• [WORK TO BE COMPLETED]: Below is a block of records; return all of them exactly, but without the images.

Records
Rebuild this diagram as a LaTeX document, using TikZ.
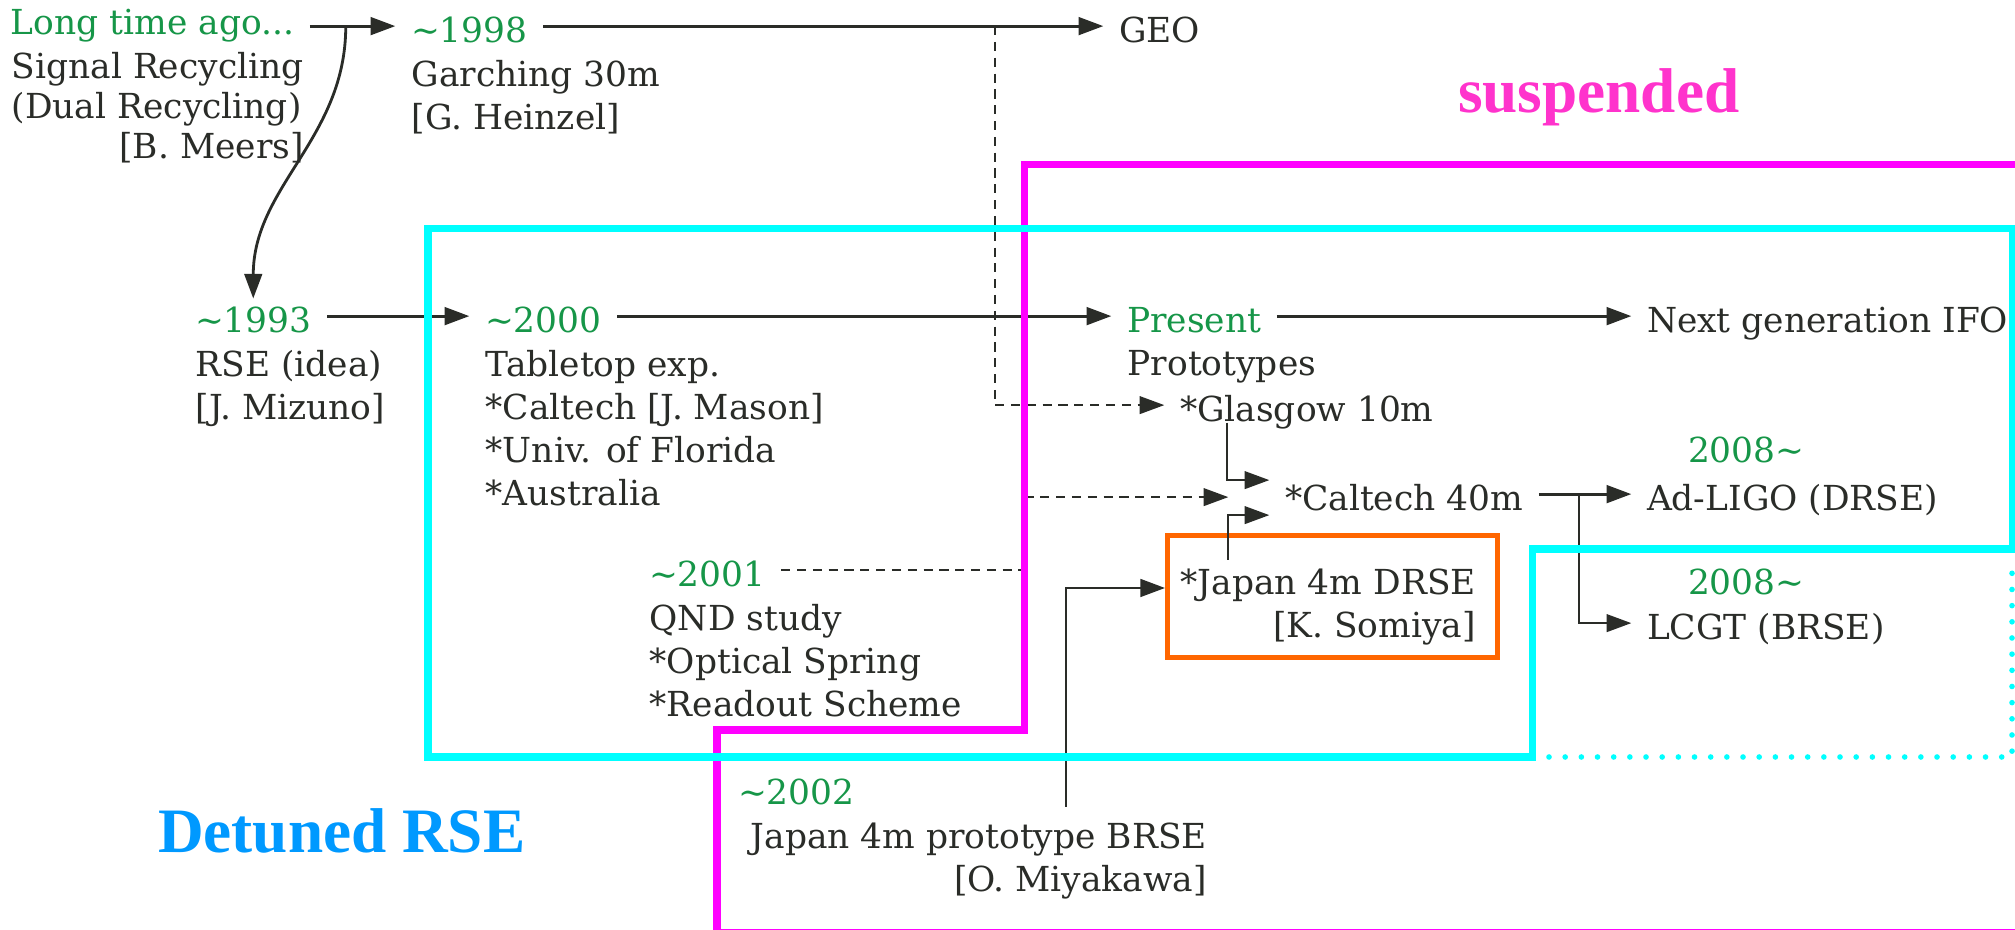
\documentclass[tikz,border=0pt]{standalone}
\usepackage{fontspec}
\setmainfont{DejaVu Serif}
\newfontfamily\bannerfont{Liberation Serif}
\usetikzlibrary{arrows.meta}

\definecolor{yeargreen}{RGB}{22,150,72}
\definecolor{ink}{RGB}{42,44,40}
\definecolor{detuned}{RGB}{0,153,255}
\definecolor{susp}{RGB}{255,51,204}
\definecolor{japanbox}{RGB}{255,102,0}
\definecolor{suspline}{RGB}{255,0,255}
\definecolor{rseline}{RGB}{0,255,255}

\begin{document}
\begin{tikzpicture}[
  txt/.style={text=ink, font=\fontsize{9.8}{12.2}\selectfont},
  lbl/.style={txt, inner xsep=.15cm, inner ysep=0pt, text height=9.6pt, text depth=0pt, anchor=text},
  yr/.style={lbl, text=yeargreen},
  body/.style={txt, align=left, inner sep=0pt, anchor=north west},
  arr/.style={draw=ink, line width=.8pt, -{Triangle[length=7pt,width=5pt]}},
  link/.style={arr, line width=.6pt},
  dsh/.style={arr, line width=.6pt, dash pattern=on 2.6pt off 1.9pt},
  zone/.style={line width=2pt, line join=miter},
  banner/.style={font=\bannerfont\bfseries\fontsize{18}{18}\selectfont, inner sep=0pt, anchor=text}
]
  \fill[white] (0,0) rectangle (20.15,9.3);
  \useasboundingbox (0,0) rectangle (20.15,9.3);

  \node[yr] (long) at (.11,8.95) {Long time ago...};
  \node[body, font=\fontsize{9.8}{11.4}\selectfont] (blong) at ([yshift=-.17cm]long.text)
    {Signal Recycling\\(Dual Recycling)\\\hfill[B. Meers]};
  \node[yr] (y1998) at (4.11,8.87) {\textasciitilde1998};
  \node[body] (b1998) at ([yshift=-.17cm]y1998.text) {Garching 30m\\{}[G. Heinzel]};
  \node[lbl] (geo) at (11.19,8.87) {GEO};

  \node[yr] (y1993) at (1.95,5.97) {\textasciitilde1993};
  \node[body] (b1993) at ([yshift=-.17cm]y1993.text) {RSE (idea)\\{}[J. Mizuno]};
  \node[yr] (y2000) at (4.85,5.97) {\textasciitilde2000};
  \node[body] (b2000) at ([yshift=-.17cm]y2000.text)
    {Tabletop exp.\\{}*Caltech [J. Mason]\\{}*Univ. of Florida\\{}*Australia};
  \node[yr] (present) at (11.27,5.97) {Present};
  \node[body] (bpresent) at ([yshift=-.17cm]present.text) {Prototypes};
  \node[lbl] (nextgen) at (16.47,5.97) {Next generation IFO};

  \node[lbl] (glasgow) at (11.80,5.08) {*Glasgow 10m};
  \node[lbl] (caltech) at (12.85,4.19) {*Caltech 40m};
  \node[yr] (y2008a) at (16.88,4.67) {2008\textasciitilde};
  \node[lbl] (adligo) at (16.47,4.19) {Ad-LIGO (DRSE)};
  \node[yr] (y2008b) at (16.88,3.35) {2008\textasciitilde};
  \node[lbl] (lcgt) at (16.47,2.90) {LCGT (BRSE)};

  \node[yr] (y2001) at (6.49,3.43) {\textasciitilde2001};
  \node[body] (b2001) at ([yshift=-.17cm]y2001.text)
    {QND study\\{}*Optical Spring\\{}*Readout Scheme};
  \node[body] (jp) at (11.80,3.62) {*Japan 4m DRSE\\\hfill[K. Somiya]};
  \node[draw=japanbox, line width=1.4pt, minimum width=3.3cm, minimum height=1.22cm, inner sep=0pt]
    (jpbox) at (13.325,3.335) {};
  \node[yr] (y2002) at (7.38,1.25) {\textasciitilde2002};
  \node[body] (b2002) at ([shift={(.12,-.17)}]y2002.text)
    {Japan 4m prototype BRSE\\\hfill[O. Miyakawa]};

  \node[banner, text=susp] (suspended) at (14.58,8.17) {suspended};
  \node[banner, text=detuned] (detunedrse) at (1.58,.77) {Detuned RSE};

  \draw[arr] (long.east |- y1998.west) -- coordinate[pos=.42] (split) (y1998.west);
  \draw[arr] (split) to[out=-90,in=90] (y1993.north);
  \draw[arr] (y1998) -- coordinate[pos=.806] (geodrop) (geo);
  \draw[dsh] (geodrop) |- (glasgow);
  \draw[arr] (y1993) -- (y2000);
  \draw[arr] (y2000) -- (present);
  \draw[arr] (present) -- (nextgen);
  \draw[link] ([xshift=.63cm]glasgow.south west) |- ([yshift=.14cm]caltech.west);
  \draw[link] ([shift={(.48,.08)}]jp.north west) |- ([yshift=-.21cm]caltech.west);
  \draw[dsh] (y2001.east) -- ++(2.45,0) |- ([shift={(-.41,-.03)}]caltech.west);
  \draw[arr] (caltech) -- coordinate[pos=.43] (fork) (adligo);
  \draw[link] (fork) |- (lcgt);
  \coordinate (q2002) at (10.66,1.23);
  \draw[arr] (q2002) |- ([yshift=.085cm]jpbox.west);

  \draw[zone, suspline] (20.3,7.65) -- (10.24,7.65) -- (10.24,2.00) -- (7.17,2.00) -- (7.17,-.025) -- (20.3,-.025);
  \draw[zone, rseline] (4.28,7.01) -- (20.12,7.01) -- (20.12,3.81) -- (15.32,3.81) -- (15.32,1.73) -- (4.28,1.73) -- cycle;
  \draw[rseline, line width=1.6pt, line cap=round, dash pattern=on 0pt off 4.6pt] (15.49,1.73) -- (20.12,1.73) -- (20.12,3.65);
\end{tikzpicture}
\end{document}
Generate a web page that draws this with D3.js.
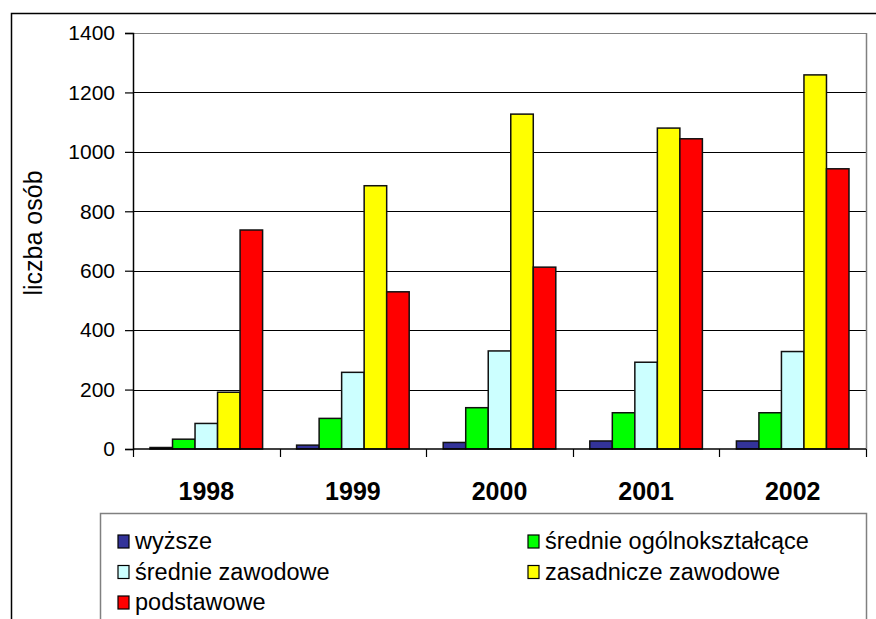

• [RESULT]:
Rebuild this diagram as a LaTeX document, using TikZ.
\documentclass[tikz,border=0pt]{standalone}
\usepackage{fontspec}
\setmainfont{DejaVu Serif}
\newfontfamily\bannerfont{Liberation Serif}
\usetikzlibrary{arrows.meta}

\definecolor{yeargreen}{RGB}{22,150,72}
\definecolor{ink}{RGB}{42,44,40}
\definecolor{detuned}{RGB}{0,153,255}
\definecolor{susp}{RGB}{255,51,204}
\definecolor{japanbox}{RGB}{255,102,0}
\definecolor{suspline}{RGB}{255,0,255}
\definecolor{rseline}{RGB}{0,255,255}

\begin{document}
\begin{tikzpicture}[
  txt/.style={text=ink, font=\fontsize{9.8}{12.2}\selectfont},
  lbl/.style={txt, inner xsep=.15cm, inner ysep=0pt, text height=9.6pt, text depth=0pt, anchor=text},
  yr/.style={lbl, text=yeargreen},
  body/.style={txt, align=left, inner sep=0pt, anchor=north west},
  arr/.style={draw=ink, line width=.8pt, -{Triangle[length=7pt,width=5pt]}},
  link/.style={arr, line width=.6pt},
  dsh/.style={arr, line width=.6pt, dash pattern=on 2.6pt off 1.9pt},
  zone/.style={line width=2pt, line join=miter},
  banner/.style={font=\bannerfont\bfseries\fontsize{18}{18}\selectfont, inner sep=0pt, anchor=text}
]
  \fill[white] (0,0) rectangle (20.15,9.3);
  \useasboundingbox (0,0) rectangle (20.15,9.3);

  \node[yr] (long) at (.11,8.95) {Long time ago...};
  \node[body, font=\fontsize{9.8}{11.4}\selectfont] (blong) at ([yshift=-.17cm]long.text)
    {Signal Recycling\\(Dual Recycling)\\\hfill[B. Meers]};
  \node[yr] (y1998) at (4.11,8.87) {\textasciitilde1998};
  \node[body] (b1998) at ([yshift=-.17cm]y1998.text) {Garching 30m\\{}[G. Heinzel]};
  \node[lbl] (geo) at (11.19,8.87) {GEO};

  \node[yr] (y1993) at (1.95,5.97) {\textasciitilde1993};
  \node[body] (b1993) at ([yshift=-.17cm]y1993.text) {RSE (idea)\\{}[J. Mizuno]};
  \node[yr] (y2000) at (4.85,5.97) {\textasciitilde2000};
  \node[body] (b2000) at ([yshift=-.17cm]y2000.text)
    {Tabletop exp.\\{}*Caltech [J. Mason]\\{}*Univ. of Florida\\{}*Australia};
  \node[yr] (present) at (11.27,5.97) {Present};
  \node[body] (bpresent) at ([yshift=-.17cm]present.text) {Prototypes};
  \node[lbl] (nextgen) at (16.47,5.97) {Next generation IFO};

  \node[lbl] (glasgow) at (11.80,5.08) {*Glasgow 10m};
  \node[lbl] (caltech) at (12.85,4.19) {*Caltech 40m};
  \node[yr] (y2008a) at (16.88,4.67) {2008\textasciitilde};
  \node[lbl] (adligo) at (16.47,4.19) {Ad-LIGO (DRSE)};
  \node[yr] (y2008b) at (16.88,3.35) {2008\textasciitilde};
  \node[lbl] (lcgt) at (16.47,2.90) {LCGT (BRSE)};

  \node[yr] (y2001) at (6.49,3.43) {\textasciitilde2001};
  \node[body] (b2001) at ([yshift=-.17cm]y2001.text)
    {QND study\\{}*Optical Spring\\{}*Readout Scheme};
  \node[body] (jp) at (11.80,3.62) {*Japan 4m DRSE\\\hfill[K. Somiya]};
  \node[draw=japanbox, line width=1.4pt, minimum width=3.3cm, minimum height=1.22cm, inner sep=0pt]
    (jpbox) at (13.325,3.335) {};
  \node[yr] (y2002) at (7.38,1.25) {\textasciitilde2002};
  \node[body] (b2002) at ([shift={(.12,-.17)}]y2002.text)
    {Japan 4m prototype BRSE\\\hfill[O. Miyakawa]};

  \node[banner, text=susp] (suspended) at (14.58,8.17) {suspended};
  \node[banner, text=detuned] (detunedrse) at (1.58,.77) {Detuned RSE};

  \draw[arr] (long.east |- y1998.west) -- coordinate[pos=.42] (split) (y1998.west);
  \draw[arr] (split) to[out=-90,in=90] (y1993.north);
  \draw[arr] (y1998) -- coordinate[pos=.806] (geodrop) (geo);
  \draw[dsh] (geodrop) |- (glasgow);
  \draw[arr] (y1993) -- (y2000);
  \draw[arr] (y2000) -- (present);
  \draw[arr] (present) -- (nextgen);
  \draw[link] ([xshift=.63cm]glasgow.south west) |- ([yshift=.14cm]caltech.west);
  \draw[link] ([shift={(.48,.08)}]jp.north west) |- ([yshift=-.21cm]caltech.west);
  \draw[dsh] (y2001.east) -- ++(2.45,0) |- ([shift={(-.41,-.03)}]caltech.west);
  \draw[arr] (caltech) -- coordinate[pos=.43] (fork) (adligo);
  \draw[link] (fork) |- (lcgt);
  \coordinate (q2002) at (10.66,1.23);
  \draw[arr] (q2002) |- ([yshift=.085cm]jpbox.west);

  \draw[zone, suspline] (20.3,7.65) -- (10.24,7.65) -- (10.24,2.00) -- (7.17,2.00) -- (7.17,-.025) -- (20.3,-.025);
  \draw[zone, rseline] (4.28,7.01) -- (20.12,7.01) -- (20.12,3.81) -- (15.32,3.81) -- (15.32,1.73) -- (4.28,1.73) -- cycle;
  \draw[rseline, line width=1.6pt, line cap=round, dash pattern=on 0pt off 4.6pt] (15.49,1.73) -- (20.12,1.73) -- (20.12,3.65);
\end{tikzpicture}
\end{document}
Generate a web page that draws this with D3.js.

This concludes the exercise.